Tonight as I wrapped Christmas presents for our family, I watched Serendipity, a movie in which two characters, John and Sarah, meet one Christmas, separate and then spend the majority of the movie looking for each other whilst being engaged to be married to other people. They chase fate and destiny in order to overcome their circumstances and find their reputed “one true love.”
I love this movie, especially its soundtrack, and I found myself a little weepy eyed here and there. It’s a lovely, romantic story, one that makes a case for Providence working everything out just so. Love in the Time of Cholera with her number in it is wrapped in gold foil and given as a groom’s gift, the $5 bill with his phone number on it is exchanged for change on a bill at the very same restaurant they dined in, engagements are ended, weddings are called off, and then, the glove floats through the wintry air and lands. Happily ever after.
But I know a better story.
It is about love chosen, over and over, in spite of temptations, in spite of moments of selfishness and pride, in spite of career changes and lifestyle shifts and dreams put on hold. It is mercy given when judgment might have been due. It is understanding and forgiveness and grace in the face of remorse and mistake.
Brandon and I are only a decade into this love story, and yet we have weathered several storms, some stronger than others, some that shook us down to our very foundation, some that left us helpless in each other’s arms and others that caused us to ask each other, “Do you want me to leave?” Incredible highs. Nearly disastrous lows.
And yet. Tonight, I wrap Christmas presents to Lydia, Elvis, and Henry from “Dad and Mom,” not because some magical force swept us together over a decade ago and has held us there since. Not because we are surviving each other for our children’s sake, holding on and playing the part of husband and wife until some age in the distant future when maybe they’d understand. Tonight, I wrap these gifts and inscribe them with “From Mom and Dad” because somewhere inside us we choose to love instead of judge. We choose honesty and vulnerability instead of pride and secrecy. We choose to lay down ourselves and look to each other’s needs and interests. We choose to support each other in our weaknesses and encourage each other in our strengths.

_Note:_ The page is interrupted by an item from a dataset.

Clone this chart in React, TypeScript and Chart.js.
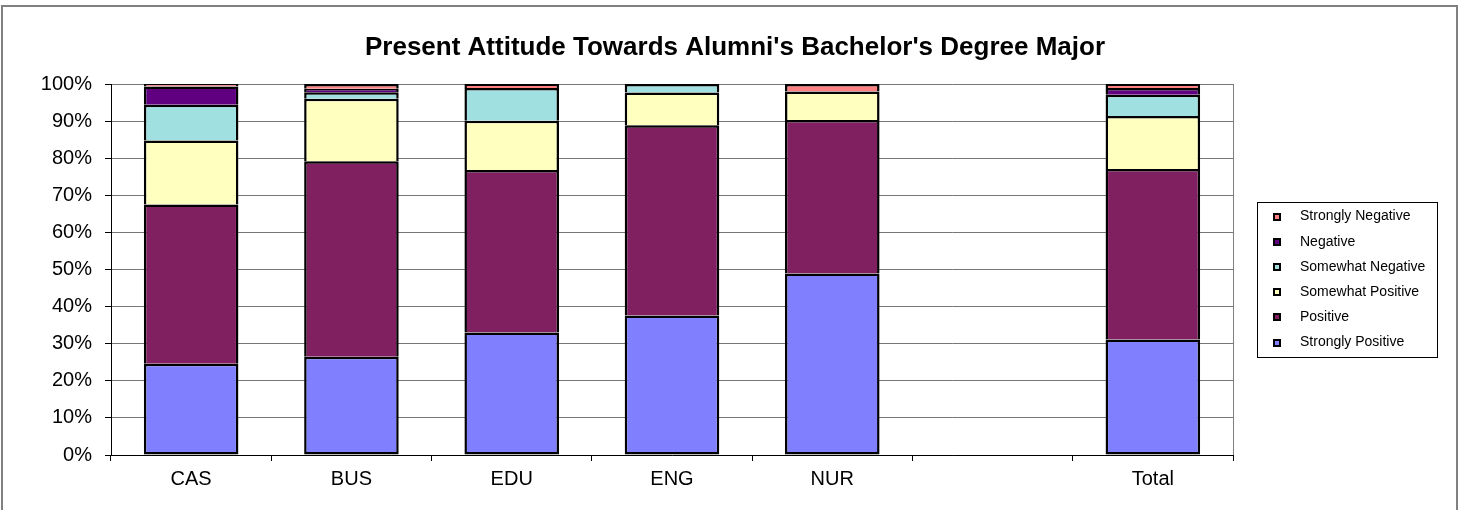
import React, { useEffect, useRef } from "react";
import { Chart, registerables } from "chart.js";

Chart.register(...registerables);

const categories = ["CAS", "BUS", "EDU", "ENG", "NUR", "", "Total"];
const stronglyPositive = [24.6, 26.5, 33.0, 37.6, 48.9, null, 31.1];
const positive = [42.9, 52.7, 43.8, 51.3, 41.4, null, 46.0];
const somewhatPositive = [17.3, 16.8, 13.3, 8.8, 7.7, null, 14.3];
const somewhatNegative = [9.6, 1.8, 8.8, 2.3, 0, null, 5.7];
const negative = [4.9, 0.9, 0, 0, 0, null, 1.8];
const stronglyNegative = [0.7, 1.3, 1.1, 0, 2.0, null, 1.1];
const yTicks = [0, 10, 20, 30, 40, 50, 60, 70, 80, 90, 100];
const titleText = "Present Attitude Towards Alumni's Bachelor's Degree Major";

const FONT = "'Liberation Sans', Arial, sans-serif";

const decorPlugin = {
  id: "decor",
  beforeDraw(chart: any) {
    const ctx = chart.ctx;
    ctx.save();
    ctx.fillStyle = "#ffffff";
    ctx.fillRect(0, 0, chart.width, chart.height);
    ctx.strokeStyle = "#808080";
    ctx.lineWidth = 2;
    ctx.strokeRect(2, 6, 1455, 520);
    ctx.restore();
  },
  afterDatasetsDraw(chart: any) {
    const ctx = chart.ctx;
    const a = chart.chartArea;
    ctx.save();
    // plot right border
    ctx.strokeStyle = "#808080";
    ctx.lineWidth = 1;
    ctx.beginPath();
    ctx.moveTo(Math.round(a.right) + 0.5, a.top);
    ctx.lineTo(Math.round(a.right) + 0.5, a.bottom);
    ctx.stroke();
    // title
    ctx.fillStyle = "#000";
    ctx.font = `bold 26px ${FONT}`;
    ctx.textAlign = "center";
    ctx.textBaseline = "alphabetic";
    ctx.fillText(titleText, 735, 55);
    // legend
    const lx = 1257, ly = 202, lw = 180, lh = 155;
    ctx.strokeStyle = "#000";
    ctx.lineWidth = 1;
    ctx.strokeRect(lx + 0.5, ly + 0.5, lw, lh);
    const ds = chart.data.datasets.slice().reverse();
    ctx.font = `14px ${FONT}`;
    ctx.textAlign = "left";
    ctx.textBaseline = "middle";
    ds.forEach((d: any, i: number) => {
      const cy = 216.5 + i * 25.2;
      ctx.fillStyle = "#000";
      ctx.fillRect(1273, Math.round(cy - 4), 8, 8);
      ctx.fillStyle = d.backgroundColor;
      ctx.fillRect(1275, Math.round(cy - 4) + 2, 4, 4);
      ctx.fillStyle = "#000";
      ctx.fillText(d.label, 1300, cy);
    });
    ctx.restore();
  },
};

export default function App() {
  const ref = useRef<HTMLCanvasElement | null>(null);
  useEffect(() => {
    document.body.style.margin = "0";
    const mk = (label: string, data: any[], color: string, skip: any) => ({
      label,
      data,
      backgroundColor: color,
      borderColor: "#000",
      borderWidth: 2.5,
      borderSkipped: skip,
      barPercentage: 0.59,
      categoryPercentage: 1,
    });
    const chart = new Chart(ref.current as HTMLCanvasElement, {
      type: "bar",
      data: {
        labels: categories,
        datasets: [
          mk("Strongly Positive", stronglyPositive, "#8080FF", false),
          mk("Positive", positive, "#802060", "start"),
          mk("Somewhat Positive", somewhatPositive, "#FFFFC0", "start"),
          mk("Somewhat Negative", somewhatNegative, "#A0E0E0", "start"),
          mk("Negative", negative, "#600080", "start"),
          mk("Strongly Negative", stronglyNegative, "#FF8080", "start"),
        ] as any,
      },
      options: {
        animation: false,
        responsive: false,
        devicePixelRatio: 1,
        layout: { padding: { top: 84, right: 236, left: 0, bottom: 0 } },
        plugins: {
          legend: { display: false },
          title: { display: false },
          tooltip: { enabled: false },
        },
        scales: {
          x: {
            stacked: true,
            offset: true,
            grid: {
              display: true,
              drawOnChartArea: false,
              drawTicks: true,
              tickLength: 6,
              tickColor: "#000",
              offset: true,
            },
            border: { display: true, color: "#000", width: 1 },
            ticks: {
              color: "#000",
              font: { family: FONT, size: 20 },
              padding: 6,
              maxRotation: 0,
              autoSkip: false,
            },
            afterFit(scale: any) {
              scale.height = 55;
            },
          },
          y: {
            stacked: true,
            min: 0,
            max: 100,
            afterBuildTicks(scale: any) {
              scale.ticks = yTicks.map((v) => ({ value: v }));
            },
            grid: {
              color: "#777777",
              lineWidth: 1,
              drawTicks: true,
              tickLength: 6,
              tickColor: "#000",
            },
            border: { display: true, color: "#000", width: 1 },
            ticks: {
              color: "#000",
              font: { family: FONT, size: 20 },
              padding: 13,
              callback: (v: any) => v + "%",
            },
            afterFit(scale: any) {
              scale.width = 111;
            },
          },
        },
      } as any,
      plugins: [decorPlugin],
    });
    return () => chart.destroy();
  }, []);
  return <canvas ref={ref} width={1469} height={510} style={{ display: "block" }} />;
}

This Christmas, I am humbled to be the recipient of such love. It is the kind of gift that survives against all odds, rare and true and pure and beautiful.
I don’t mean to brag about this at all in a “we made it and you might not have” sort of way. But grant me this moment to celebrate: we’ve made it so far! So far, we’ve made it.

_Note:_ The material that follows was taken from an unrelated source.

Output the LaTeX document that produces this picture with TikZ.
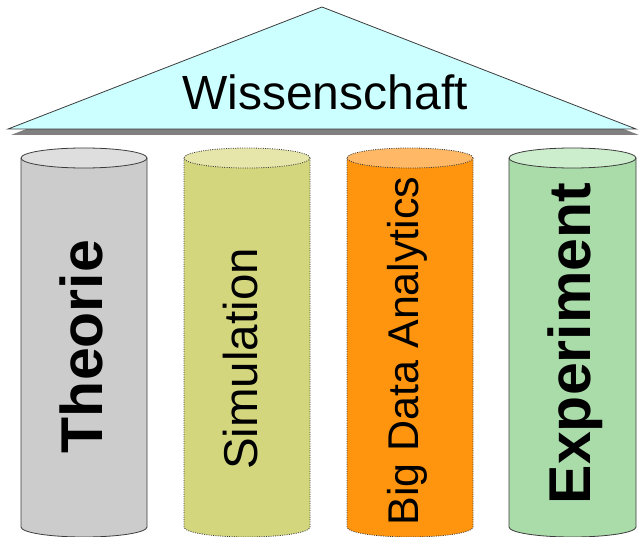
\documentclass[tikz,border=0pt]{standalone}
\usepackage{fontspec}
\setmainfont{Liberation Sans}
\usepackage{tikz}

\definecolor{roof}{HTML}{CCFFFF}
\definecolor{roofshadow}{HTML}{808080}
\definecolor{rimgray}{HTML}{3C3C3C}
\definecolor{theoriebody}{HTML}{CCCCCC}
\definecolor{theorietop}{HTML}{DEDEDE}
\definecolor{simbody}{HTML}{D4D67E}
\definecolor{simtop}{HTML}{E6E6AA}
\definecolor{bigbody}{HTML}{FF950E}
\definecolor{bigtop}{HTML}{FFB966}
\definecolor{expbody}{HTML}{AADCAA}
\definecolor{exptop}{HTML}{CCEECC}

\begin{document}
\begin{tikzpicture}[x = 1bp, y = -1bp, line width = 0.8bp,
    rim/.style = {draw = rimgray},
    dotrim/.style = {draw = rimgray, dash pattern = on 1bp off 1.3bp},
    lbl/.style = {rotate = 90, anchor = base, inner sep = 0pt}]
        \useasboundingbox (0,0) rectangle (639,537);

        % roof
        \fill [roofshadow]
        (11,135) -- (325,13) -- (639,135) -- cycle;

        \draw [fill = roof, rim]
        (8,129) -- (322,7) -- (636,129) -- cycle;

        \node [anchor = base, inner sep = 0pt, font = \fontsize{48bp}{48bp}\selectfont]
        (wissenschaft) at (325,110) {Wissenschaft};

        % Theorie
        \filldraw [fill = theoriebody, rim]
        (21,158) -- (21,527) arc [start angle = 180, end angle = 360, x radius = 63bp, y radius = 10bp] -- (147,158);
        \filldraw [fill = theorietop, rim] (84,158) ellipse [x radius = 63bp, y radius = 10bp];
        \node [lbl, font = \fontsize{59bp}{59bp}\selectfont\bfseries]
        (theorie) at (102,346.5) {Theorie};

        % Simulation
        \filldraw [fill = simbody, dotrim]
        (184,158) -- (184,527) arc [start angle = 180, end angle = 360, x radius = 63bp, y radius = 10bp] -- (310,158);
        \filldraw [fill = simtop, dotrim] (247,158) ellipse [x radius = 63bp, y radius = 10bp];
        \node [lbl, font = \fontsize{47.5bp}{47.5bp}\selectfont]
        (simulation) at (257,359) {Simulation};

        % Big Data Analytics
        \filldraw [fill = bigbody, dotrim]
        (347,158) -- (347,527) arc [start angle = 180, end angle = 360, x radius = 63bp, y radius = 10bp] -- (473,158);
        \filldraw [fill = bigtop, dotrim] (410,158) ellipse [x radius = 63bp, y radius = 10bp];
        \node [lbl, font = \fontsize{43bp}{43bp}\selectfont]
        (bigdata) at (418,351) {Big Data Analytics};

        % Experiment
        \filldraw [fill = expbody, rim]
        (509,158) -- (509,527) arc [start angle = 180, end angle = 360, x radius = 63.5bp, y radius = 10bp] -- (636,158);
        \filldraw [fill = exptop, rim] (572.5,158) ellipse [x radius = 63.5bp, y radius = 10bp];
        \node [lbl, font = \fontsize{59bp}{59bp}\selectfont\bfseries]
        (experiment) at (590,343.5) {Experiment};
    \end{tikzpicture}
\end{document}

Marriage is not easy, and there are plenty that fail, some because they should have never happened in the first place and others because it’s just plain hard. There’s no doubt that forces within and removed from us will continue to rain down their threats in the years to come, and I pray to God that when they do, we are each able to conjure up enough faith and grace to forgive and continue to love each other with a “one another” kind of love.
It’s in the power of that kind of love that all things can be redeemed and renewed and thus shine with a glorious light unlike any we might produce through our own impulses and pursuits. With each storm, the places where breaks have formed are welded with the heat of a refiner’s fire, and that bond is stronger than the base metal itself, forever changed, stronger and tougher than ever before.